Things around Pop Theology have been somewhat lax over the past few weeks with end of the semester deadlines and a trip overseas. Now, with all that behind, you can expect more frequent posts. To celebrate (belatedly) the re-vamping of the website, I am giving away a copy of Tim Cawkwell’s The Filmgoer’s Guide to God. Read on for a review of the book. For those who respond with a comment about a film that revealed something about God to them, I will randomly select a response and send off a copy of the book to the author of the response. I’ll keep the “contest” open until Friday night. This post might move from the featured section to the print section, but will still be easily accessible.
On one level, Tim Cawkwell’s The Filmgoer’s Guide to God is like a host of other film and religion books that discuss how films illustrate or embody religious concepts or beliefs. However, Cawkwell’s book is different, and better, than many of its counterparts because he examines the films as films, letting the narrative, the direction, cinematography, actors, and even production notes speak for themselves. Rather than forcing a square peg into a round hole, Cawkwell’s analyses consider how films not only fall in line with established Christian doctrines or images, but how they contribute fresh perspectives on these issues as well.
Throughout his text, Cawkwell keeps his eye on four directors, Robert Bresson, Carl Theodor Dreyer, Roberto Rossellini, and Andrei Tarkosvsky, discussing at least one of them, or more, in every chapter. However, he also brings a host of other films and directors into discussion with them as well from Robert Duvall to Martin Scorsese to Francis Ford Coppola. Throughout, Cawkwell is admittedly focused on American and European films and the God to which he points is a Christian one, vascillating between Protestant and Catholic theologies. He explores specific terrain: films which engage with the meaning and purpose of human existence as it might be found in faith in a trinitarian, Christian God. Cawkwell argues early on that an increasing distrust in religious institutions have driven believers and nonbelievers to more individual interpreters of the world, most notably filmmakers. Numerous filimmakers, Cawkwell argues, resisted the “death of God cinema” and instead posed theological and religious questions in fresh ways.

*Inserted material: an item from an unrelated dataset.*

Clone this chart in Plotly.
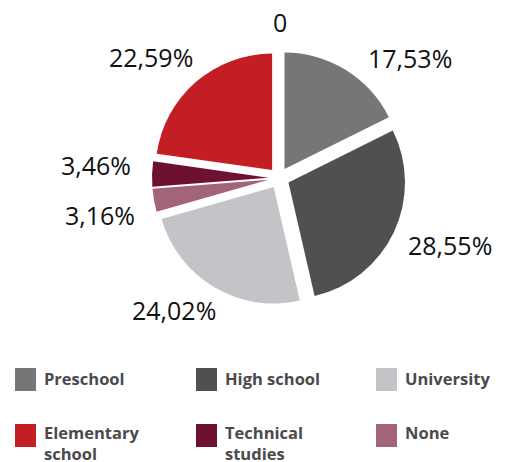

Cawkwell divides his text into several themes: God’s grace and God’s silence, faith, salvation by water, violence, guilty as sin, oppression, pieta, crucifixion, resurrections, heaven, and a concluding chapter on the image of Christ (Jesus films). Cawkwell also offers a brief guide for suggested reading and how to find the films he discusses. Cawkwell doesn’t let these themes restrict him, but rather allows his discussion of directors and their films to seamlessly guide him from one concept to the next, another unique aspect of his book. Throughout each theme, Cawkwell examines how filmmakers (directors, actors, cinematographers, editors) all make decisions that directly affect the film’s religious or theological voice. A decision as “simple” as employing professional actors, like Bergman often did, greatly contributes to the resulting theological, religious, or spiritual tone.
In his discussion of “God films,” Cawkwell analyzes three “priest films” and the ways in which their characters interact with the divine. In the chapter on faith, he pays special attention to the films of Tarkovsky, who claimed that art could make visible things we cannot see. In the “salvation by water” section, Cawkwell explores “Baptist” films and apparently uses the denominational affiliation quite loosely in his analyses of films like The Apostle and Oh Brother, Where Art Thou?. In his discussion of violence, Cawkwell claims that the American gangster film “offers a context to explore the suffering of the world not just by the willed evil in living and dying by the sword but also in ideas of guilt, redemption from evil, and ultimate salvation.”
Cawkwell’s “guilty as sin” chapter analyzes films that reflect the disorder of sin and the necessity of redemption through love. Oppression, pieta, crucifixion, resurrection: all of these themes necessarily emerge from the disordered sinfulness of the human experience. In these chapters, Cawkwell analyzes a variety of films from Rome, Open City to Mouth Agape to The Passion of Joan of Arc. In his discussion of heaven, I wonder if Cawkwell doesn’t limit his view too much by arguing that few of the films previously discussed do not readily portray heaven on earth. This assertion runs contrary to his previous discussion of human interaction that directly embodies Jesus’ call to kingdom living. Cawkwell’s concluding chapter on Jesus films, while interesting, is not particularly innovative.
In the end, The Filmgoer’s Guide to God is an entertaining and informative read that will, I imagine, introduce the casual and even more intense filmgoer to a host of new films of much spiritual importance. Cawkwell’s book emerges from work done with a film group at the Norwich Cathedral Institute. In fact, each chapter of his book would be a perfect starting point for a film and religion group in a local faith community.
So what film or films have been a helpful guide to God for you?